* [DIRECTIONS FOR THIS TASK] Print the listing as it stands, omitting all images.

Start GIVEN MATERIAL

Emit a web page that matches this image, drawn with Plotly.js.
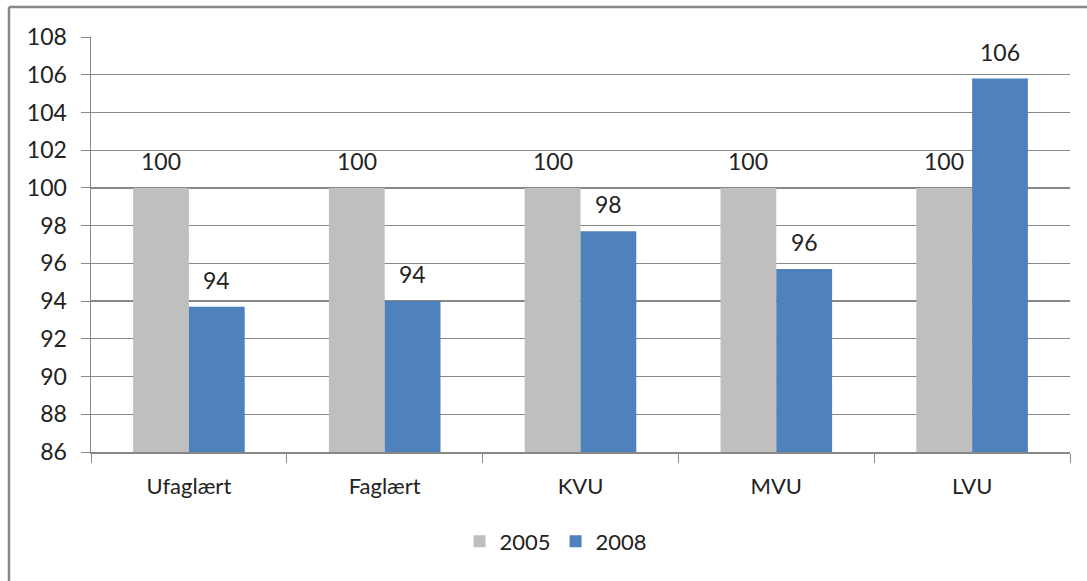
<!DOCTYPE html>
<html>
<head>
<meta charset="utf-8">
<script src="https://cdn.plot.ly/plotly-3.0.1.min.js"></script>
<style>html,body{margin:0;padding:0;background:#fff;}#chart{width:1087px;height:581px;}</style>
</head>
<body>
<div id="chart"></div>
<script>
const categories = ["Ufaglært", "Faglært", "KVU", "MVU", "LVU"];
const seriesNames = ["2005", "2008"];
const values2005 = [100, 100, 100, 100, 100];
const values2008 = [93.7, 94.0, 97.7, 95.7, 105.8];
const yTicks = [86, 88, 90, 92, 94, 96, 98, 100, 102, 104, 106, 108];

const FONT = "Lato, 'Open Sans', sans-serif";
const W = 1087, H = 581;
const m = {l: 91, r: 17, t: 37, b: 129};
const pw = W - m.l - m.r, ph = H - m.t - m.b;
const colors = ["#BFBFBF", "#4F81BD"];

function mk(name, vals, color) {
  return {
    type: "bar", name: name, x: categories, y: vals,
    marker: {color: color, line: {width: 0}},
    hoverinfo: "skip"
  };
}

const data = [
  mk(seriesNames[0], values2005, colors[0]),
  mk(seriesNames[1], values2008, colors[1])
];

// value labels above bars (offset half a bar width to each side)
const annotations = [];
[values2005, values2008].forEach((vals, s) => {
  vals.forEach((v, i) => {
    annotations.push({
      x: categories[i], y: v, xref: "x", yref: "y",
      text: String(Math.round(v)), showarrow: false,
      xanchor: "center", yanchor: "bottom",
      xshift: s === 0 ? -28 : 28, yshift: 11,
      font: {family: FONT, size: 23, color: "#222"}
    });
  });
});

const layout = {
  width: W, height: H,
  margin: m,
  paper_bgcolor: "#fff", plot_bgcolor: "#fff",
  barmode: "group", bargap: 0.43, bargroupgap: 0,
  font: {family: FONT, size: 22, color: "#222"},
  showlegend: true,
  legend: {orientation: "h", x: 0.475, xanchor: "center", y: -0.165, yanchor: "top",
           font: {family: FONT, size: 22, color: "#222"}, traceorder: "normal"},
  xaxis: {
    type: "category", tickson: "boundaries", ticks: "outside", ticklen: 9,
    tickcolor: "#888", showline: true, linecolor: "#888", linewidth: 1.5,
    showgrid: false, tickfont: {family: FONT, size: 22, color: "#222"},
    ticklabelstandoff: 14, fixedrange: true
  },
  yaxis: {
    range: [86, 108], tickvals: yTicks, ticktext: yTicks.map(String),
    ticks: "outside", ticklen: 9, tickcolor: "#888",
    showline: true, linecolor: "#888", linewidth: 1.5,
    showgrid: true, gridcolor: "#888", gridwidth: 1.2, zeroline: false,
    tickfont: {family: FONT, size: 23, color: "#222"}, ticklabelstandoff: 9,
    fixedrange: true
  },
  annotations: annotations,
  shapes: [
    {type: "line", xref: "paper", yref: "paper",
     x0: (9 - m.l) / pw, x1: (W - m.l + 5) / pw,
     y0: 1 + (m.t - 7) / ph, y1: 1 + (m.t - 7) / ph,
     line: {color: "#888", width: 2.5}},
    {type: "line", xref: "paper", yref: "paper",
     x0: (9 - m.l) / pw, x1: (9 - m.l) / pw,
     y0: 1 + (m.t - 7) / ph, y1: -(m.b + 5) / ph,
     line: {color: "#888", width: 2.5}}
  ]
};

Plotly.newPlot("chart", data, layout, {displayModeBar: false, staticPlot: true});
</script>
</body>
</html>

End GIVEN MATERIAL

* [IN RESPONSE]
Emit a web page that matches this image, drawn with Plotly.js.
<!DOCTYPE html>
<html>
<head>
<meta charset="utf-8">
<script src="https://cdn.plot.ly/plotly-3.0.1.min.js"></script>
<style>html,body{margin:0;padding:0;background:#fff;}#chart{width:1087px;height:581px;}</style>
</head>
<body>
<div id="chart"></div>
<script>
const categories = ["Ufaglært", "Faglært", "KVU", "MVU", "LVU"];
const seriesNames = ["2005", "2008"];
const values2005 = [100, 100, 100, 100, 100];
const values2008 = [93.7, 94.0, 97.7, 95.7, 105.8];
const yTicks = [86, 88, 90, 92, 94, 96, 98, 100, 102, 104, 106, 108];

const FONT = "Lato, 'Open Sans', sans-serif";
const W = 1087, H = 581;
const m = {l: 91, r: 17, t: 37, b: 129};
const pw = W - m.l - m.r, ph = H - m.t - m.b;
const colors = ["#BFBFBF", "#4F81BD"];

function mk(name, vals, color) {
  return {
    type: "bar", name: name, x: categories, y: vals,
    marker: {color: color, line: {width: 0}},
    hoverinfo: "skip"
  };
}

const data = [
  mk(seriesNames[0], values2005, colors[0]),
  mk(seriesNames[1], values2008, colors[1])
];

// value labels above bars (offset half a bar width to each side)
const annotations = [];
[values2005, values2008].forEach((vals, s) => {
  vals.forEach((v, i) => {
    annotations.push({
      x: categories[i], y: v, xref: "x", yref: "y",
      text: String(Math.round(v)), showarrow: false,
      xanchor: "center", yanchor: "bottom",
      xshift: s === 0 ? -28 : 28, yshift: 11,
      font: {family: FONT, size: 23, color: "#222"}
    });
  });
});

const layout = {
  width: W, height: H,
  margin: m,
  paper_bgcolor: "#fff", plot_bgcolor: "#fff",
  barmode: "group", bargap: 0.43, bargroupgap: 0,
  font: {family: FONT, size: 22, color: "#222"},
  showlegend: true,
  legend: {orientation: "h", x: 0.475, xanchor: "center", y: -0.165, yanchor: "top",
           font: {family: FONT, size: 22, color: "#222"}, traceorder: "normal"},
  xaxis: {
    type: "category", tickson: "boundaries", ticks: "outside", ticklen: 9,
    tickcolor: "#888", showline: true, linecolor: "#888", linewidth: 1.5,
    showgrid: false, tickfont: {family: FONT, size: 22, color: "#222"},
    ticklabelstandoff: 14, fixedrange: true
  },
  yaxis: {
    range: [86, 108], tickvals: yTicks, ticktext: yTicks.map(String),
    ticks: "outside", ticklen: 9, tickcolor: "#888",
    showline: true, linecolor: "#888", linewidth: 1.5,
    showgrid: true, gridcolor: "#888", gridwidth: 1.2, zeroline: false,
    tickfont: {family: FONT, size: 23, color: "#222"}, ticklabelstandoff: 9,
    fixedrange: true
  },
  annotations: annotations,
  shapes: [
    {type: "line", xref: "paper", yref: "paper",
     x0: (9 - m.l) / pw, x1: (W - m.l + 5) / pw,
     y0: 1 + (m.t - 7) / ph, y1: 1 + (m.t - 7) / ph,
     line: {color: "#888", width: 2.5}},
    {type: "line", xref: "paper", yref: "paper",
     x0: (9 - m.l) / pw, x1: (9 - m.l) / pw,
     y0: 1 + (m.t - 7) / ph, y1: -(m.b + 5) / ph,
     line: {color: "#888", width: 2.5}}
  ]
};

Plotly.newPlot("chart", data, layout, {displayModeBar: false, staticPlot: true});
</script>
</body>
</html>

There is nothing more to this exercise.